Give again the lines from the line with "Write the TikZ code for this diagram." to the last line of the records, exactly and in full. Do not carry over any pictures.

====== Records

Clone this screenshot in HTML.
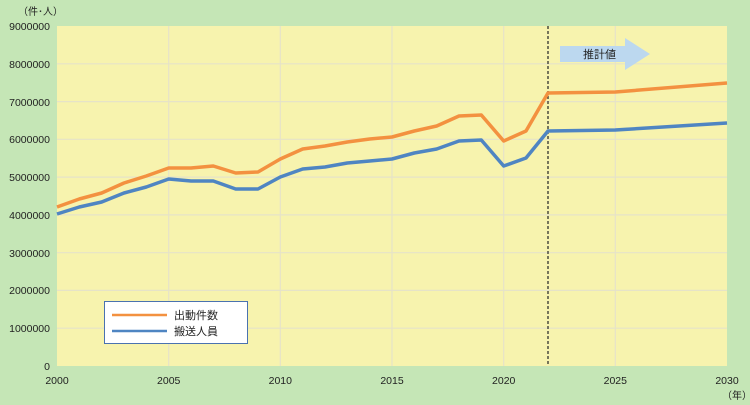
<!DOCTYPE html>
<html><head><meta charset="utf-8"><style>
body{margin:0;background:#c5e6b6;}
svg{display:block;font-family:"Liberation Sans","Noto Sans CJK JP",sans-serif;}
</style></head><body>
<svg width="750" height="405" viewBox="0 0 750 405">
<rect width="750" height="405" fill="#c5e6b6"/>
<rect x="57" y="26" width="670" height="340" fill="#f7f3ae"/>
<g stroke="#e6e3c8" stroke-width="1.2">
<line x1="57" y1="63.8" x2="727" y2="63.8"/><line x1="57" y1="101.6" x2="727" y2="101.6"/>
<line x1="57" y1="139.3" x2="727" y2="139.3"/><line x1="57" y1="177.1" x2="727" y2="177.1"/>
<line x1="57" y1="214.9" x2="727" y2="214.9"/><line x1="57" y1="252.7" x2="727" y2="252.7"/>
<line x1="57" y1="290.4" x2="727" y2="290.4"/><line x1="57" y1="328.2" x2="727" y2="328.2"/>
<line x1="168.7" y1="26" x2="168.7" y2="366"/><line x1="280.3" y1="26" x2="280.3" y2="366"/>
<line x1="392" y1="26" x2="392" y2="366"/><line x1="503.7" y1="26" x2="503.7" y2="366"/>
<line x1="615.3" y1="26" x2="615.3" y2="366"/>
</g>
<g font-size="10.5" fill="#222" text-anchor="end">
<text x="50" y="30">9000000</text><text x="50" y="68">8000000</text><text x="50" y="106">7000000</text>
<text x="50" y="143">6000000</text><text x="50" y="181">5000000</text><text x="50" y="219">4000000</text>
<text x="50" y="257">3000000</text><text x="50" y="294">2000000</text><text x="50" y="332">1000000</text>
<text x="50" y="370">0</text>
</g>
<text x="18" y="15" font-size="10" fill="#222">（件･人）</text>
<g font-size="10.5" fill="#222" text-anchor="middle">
<text x="57" y="384">2000</text><text x="168.7" y="384">2005</text><text x="280.3" y="384">2010</text>
<text x="392" y="384">2015</text><text x="503.7" y="384">2020</text><text x="615.3" y="384">2025</text>
<text x="727" y="384">2030</text>
</g>
<text x="722" y="399" font-size="10" fill="#222">（年）</text>
<line x1="548" y1="26" x2="548" y2="366" stroke="#222" stroke-width="1.2" stroke-dasharray="3,2"/>
<polygon points="560,46 625,46 625,38 650,54 625,70 625,62 560,62" fill="#bcd8ef"/>
<text x="583" y="58" font-size="11" fill="#222">推計値</text>
<polyline fill="none" stroke="#f39140" stroke-width="3.5" stroke-linejoin="round" points="57,207 79.3,199 101.7,193 124,183 146.3,176 168.7,168 191,168 213.3,166 235.7,173 258,172 280.3,159 302.7,149 325,146 347.3,142 369.7,139 392,137 414.3,131 436.7,126 459,116 481.3,115 503.7,141 526,131 548,93 615.3,92 727,83"/>
<polyline fill="none" stroke="#4f85c2" stroke-width="3.5" stroke-linejoin="round" points="57,214 79.3,207 101.7,202 124,193 146.3,187 168.7,179 191,181 213.3,181 235.7,189 258,189 280.3,177 302.7,169 325,167 347.3,163 369.7,161 392,159 414.3,153 436.7,149 459,141 481.3,140 503.7,166 526,158 548,131 615.3,130 727,123"/>
<rect x="104.5" y="301.5" width="143" height="42" fill="#fff" stroke="#4a72b0" stroke-width="1"/>
<line x1="112" y1="315" x2="167" y2="315" stroke="#f39140" stroke-width="2.5"/>
<line x1="112" y1="331" x2="167" y2="331" stroke="#4f85c2" stroke-width="2.5"/>
<text x="174" y="319" font-size="11" fill="#222">出動件数</text>
<text x="174" y="335" font-size="11" fill="#222">搬送人員</text>
</svg>
</body></html>
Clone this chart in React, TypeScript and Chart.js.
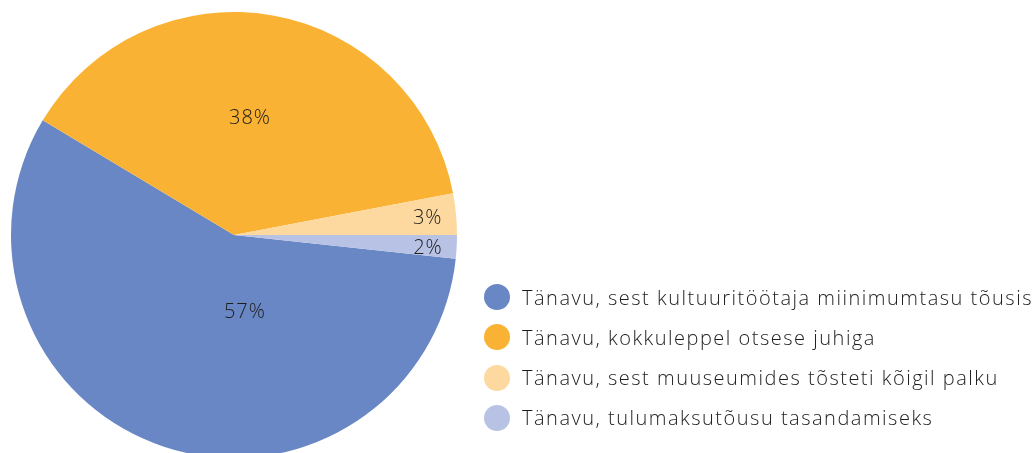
import React, { useEffect, useRef } from "react";
import { Chart, registerables } from "chart.js";

Chart.register(...registerables);

const categories = [
  "Tänavu, sest kultuuritöötaja miinimumtasu tõusis",
  "Tänavu, kokkuleppel otsese juhiga",
  "Tänavu, sest muuseumides tõsteti kõigil palku",
  "Tänavu, tulumaksutõusu tasandamiseks",
];
const values = [56.9, 38.4, 3.0, 1.7];
const valueLabels = ["57%", "38%", "3%", "2%"];
const colors = ["#6A87C5", "#F9B233", "#FDD9A0", "#B8C2E4"];

const FONT = "'Open Sans', sans-serif";

// label anchor in polar form: angle (deg, clockwise from 3 o'clock), radius fraction
const labelAnchors = [
  { angle: 81.9, r: 0.348 },
  { angle: 277.8, r: 0.527 },
  { angle: 355.0, r: 0.872 },
  { angle: 4.0, r: 0.872 },
];

const labelPlugin = {
  id: "sliceLabels",
  afterDatasetsDraw(chart: any) {
    const meta = chart.getDatasetMeta(0);
    const ctx = chart.ctx;
    ctx.save();
    ctx.font = `300 20px ${FONT}`;
    (ctx as any).letterSpacing = "1px";
    ctx.fillStyle = "#1D1D1B";
    ctx.textAlign = "center";
    ctx.textBaseline = "middle";
    meta.data.forEach((arc: any, i: number) => {
      const { x, y, outerRadius } = arc.getProps(["x", "y", "outerRadius"], true);
      const a = (labelAnchors[i].angle * Math.PI) / 180;
      const rr = labelAnchors[i].r * outerRadius;
      ctx.fillText(valueLabels[i], x + Math.cos(a) * rr, y + Math.sin(a) * rr);
    });
    ctx.restore();
  },
};

export default function App() {
  const ref = useRef<HTMLCanvasElement>(null);
  useEffect(() => {
    const chart = new Chart(ref.current!, {
      type: "pie",
      data: {
        labels: categories,
        datasets: [
          {
            data: values,
            backgroundColor: colors,
            borderWidth: 0,
          },
        ],
      },
      options: {
        animation: false,
        responsive: false,
        devicePixelRatio: 1,
        rotation: 96.1,
        layout: { padding: { left: 11, top: 12, right: 578, bottom: 12 } },
        plugins: {
          legend: { display: false },
          tooltip: { enabled: false },
        },
      },
      plugins: [labelPlugin],
    });
    return () => chart.destroy();
  }, []);

  return (
    <div
      style={{
        position: "fixed",
        left: 0,
        top: 0,
        width: 1035,
        height: 453,
        overflow: "hidden",
        background: "#fff",
      }}
    >
      <canvas ref={ref} width={1035} height={470} style={{ display: "block" }} />
      {categories.map((c, i) => (
        <div
          key={c}
          style={{
            position: "absolute",
            left: 484,
            top: 297 + i * 40.3 - 15,
            height: 30,
            display: "flex",
            alignItems: "center",
            whiteSpace: "nowrap",
            fontFamily: FONT,
            fontWeight: 300,
            fontSize: 20,
            letterSpacing: "1.5px",
            color: "#1D1D1B",
          }}
        >
          <span
            style={{
              display: "inline-block",
              width: 26,
              height: 26,
              borderRadius: "50%",
              background: colors[i],
              marginRight: 12,
              flex: "none",
            }}
          />
          <span>{c}</span>
        </div>
      ))}
    </div>
  );
}
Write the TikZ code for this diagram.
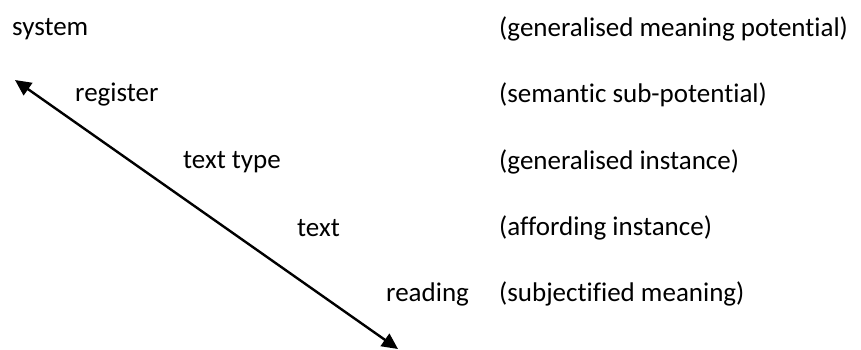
\documentclass[tikz,border=0pt]{standalone}
\usepackage{fontspec}
\setmainfont{Carlito}[RawFeature=-liga]
\usetikzlibrary{arrows.meta}
\begin{document}
\begin{tikzpicture}[x=1pt,y=-1pt,
  lbl/.style={anchor=west,inner sep=0pt,font=\fontsize{27}{32}\selectfont},
  cline/.style={line width=2.4pt,{Triangle[length=16pt,width=15pt]}-{Triangle[length=16pt,width=15pt]}}]
\useasboundingbox (0,0) rectangle (861,349);
% left column: strata
\node[lbl] (sys) at (12,29) {system};
\node[lbl] (reg) at (75,95) {register};
\node[lbl] (tt) at (183,162) {text type};
\node[lbl] (txt) at (297,228) {text};
\node[lbl] (rd) at (386,294) {reading};
% right column: glosses
\node[lbl] (g1) at (499,29) {(generalised meaning potential)};
\node[lbl] (g2) at (499,95) {(semantic sub-potential)};
\node[lbl] (g3) at (499,162) {(generalised instance)};
\node[lbl] (g4) at (499,228) {(affording instance)};
\node[lbl] (g5) at (499,294) {(subjectified meaning)};
% cline of instantiation
\coordinate (top) at (15,80);
\coordinate (bot) at (398,349);
\draw[cline] (top) -- (bot);
\end{tikzpicture}
\end{document}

============

> [Problem solution]:
Write the TikZ code for this diagram.
\documentclass[tikz,border=0pt]{standalone}
\usepackage{fontspec}
\setmainfont{Carlito}[RawFeature=-liga]
\usetikzlibrary{arrows.meta}
\begin{document}
\begin{tikzpicture}[x=1pt,y=-1pt,
  lbl/.style={anchor=west,inner sep=0pt,font=\fontsize{27}{32}\selectfont},
  cline/.style={line width=2.4pt,{Triangle[length=16pt,width=15pt]}-{Triangle[length=16pt,width=15pt]}}]
\useasboundingbox (0,0) rectangle (861,349);
% left column: strata
\node[lbl] (sys) at (12,29) {system};
\node[lbl] (reg) at (75,95) {register};
\node[lbl] (tt) at (183,162) {text type};
\node[lbl] (txt) at (297,228) {text};
\node[lbl] (rd) at (386,294) {reading};
% right column: glosses
\node[lbl] (g1) at (499,29) {(generalised meaning potential)};
\node[lbl] (g2) at (499,95) {(semantic sub-potential)};
\node[lbl] (g3) at (499,162) {(generalised instance)};
\node[lbl] (g4) at (499,228) {(affording instance)};
\node[lbl] (g5) at (499,294) {(subjectified meaning)};
% cline of instantiation
\coordinate (top) at (15,80);
\coordinate (bot) at (398,349);
\draw[cline] (top) -- (bot);
\end{tikzpicture}
\end{document}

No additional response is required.